Similarly, Benue State, which generated N1.268 billion, got N24.527 billion, representing 1,934 per cent of what it generated.
Kebbi State got N22.162 billion, which is 1,726 per cent of the N1.284 billion it generated, while Imo State got N25.111 billion, amounting to 1,293.7 per cent of the N1.941 billion it generated.
Under the current VAT sharing formula, the Federal Government gets 15 per cent of the total revenue. Fifty per cent goes to the states, while 35 per cent is shared by the 774 local governments.

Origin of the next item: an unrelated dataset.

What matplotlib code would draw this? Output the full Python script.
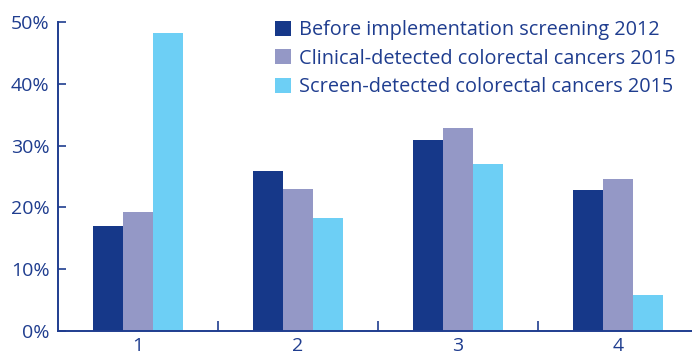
import matplotlib.pyplot as plt
import numpy as np

# data
groups = ['1', '2', '3', '4']
before_2012 = [17.0, 25.9, 30.9, 22.8]
clinical_2015 = [19.2, 23.0, 32.8, 24.6]
screen_2015 = [48.2, 18.3, 27.0, 5.8]
series_names = ['Before implementation screening 2012',
                'Clinical-detected colorectal cancers 2015',
                'Screen-detected colorectal cancers 2015']
yticks = [0, 10, 20, 30, 40, 50]

colors = ['#163889', '#9498c6', '#6dcff5']
navy = '#1f3d8f'

plt.rcParams['font.family'] = ['Open Sans', 'DejaVu Sans']

fig = plt.figure(figsize=(6.92, 3.56), dpi=100)
ax = fig.add_axes([58 / 692, 25 / 356, 634 / 692, 309 / 356])

x = np.arange(1, len(groups) + 1)
w = 0.1875
for i, (vals, c, name) in enumerate(zip([before_2012, clinical_2015, screen_2015], colors, series_names)):
    ax.bar(x + (i - 1) * w, vals, width=w, color=c, label=name, linewidth=0)

ax.set_xlim(0.5, 0.5 + 634 / 160)
ax.set_ylim(0, 50)
ax.set_yticks(yticks)
ax.set_yticklabels([f'{t}%' for t in yticks])
ax.set_xticks(x)
ax.set_xticklabels(groups)
ax.set_xticks(x[:-1] + 0.5, minor=True)

for s in ['top', 'right']:
    ax.spines[s].set_visible(False)
for s in ['left', 'bottom']:
    ax.spines[s].set_color(navy)
    ax.spines[s].set_linewidth(1.4)

ax.tick_params(axis='y', direction='in', length=6, width=1.2, color=navy,
               labelcolor=navy, labelsize=14, pad=6)
ax.tick_params(axis='x', which='major', length=0, labelcolor=navy, labelsize=14, pad=4)
ax.tick_params(axis='x', which='minor', direction='in', length=7, width=1.2, color=navy)

leg = ax.legend(loc='upper left', bbox_to_anchor=(275 / 692, 1 - 20 / 356),
                bbox_transform=fig.transFigure, frameon=False, fontsize=14.3,
                handlelength=0.8, handleheight=0.8, handletextpad=0.4,
                labelspacing=0.44, borderaxespad=0, borderpad=0)
for t in leg.get_texts():
    t.set_color(navy)

fig.savefig('out.png', dpi=100)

In addition, each state keeps 20 per cent of the VAT revenue derived from it, while 30 per cent of the VAT is allocated based on the population of the states, and 50 per cent is then shared equally.
The sharing formula has come under serious attack in recent times as, at least, three states are seeking the intervention of the courts to effect a change of the current arrangement so that states can keep the VAT revenue they generated.
On Monday, August 9, 2021, the Federal High Court sitting in Port Harcourt and presided over by Justice Stephen Dalyop Pam, in Suit No. FHC/PH/CS/149/2020, filed by the Attorney General for Rivers State (plaintiff) against the Federal Inland Revenue Service (first defendant) and the Attorney-General of the Federation (second defendant), declared that it is the Rivers State government and not the Federal Inland Revenue Services (FIRS), that should collect VAT and Personal Income Tax (PIT) in the state.
The court also issued an order of perpetual injunction restraining the Federal Inland Revenue Service and the Attorney-General of the Federation from collecting, demanding, threatening and intimidating residents of Rivers State to pay to FIRS, personnel income tax and Value Added Tax.
But the FIRS approached the Appeal Court to stop the execution of the judgment.
The Appeal Court, in an interim order given on September 10, 2021 ruled that both Rivers State and the FIRS should maintain status quo on the issue of VAT collection.
Not satisfied with the order, Rivers State approached the Supreme Court, praying it to set aside the Appeal Court’s ruling and asking it to disband the panel of the court which gave the interim order, and order another one to be constituted to hear the case.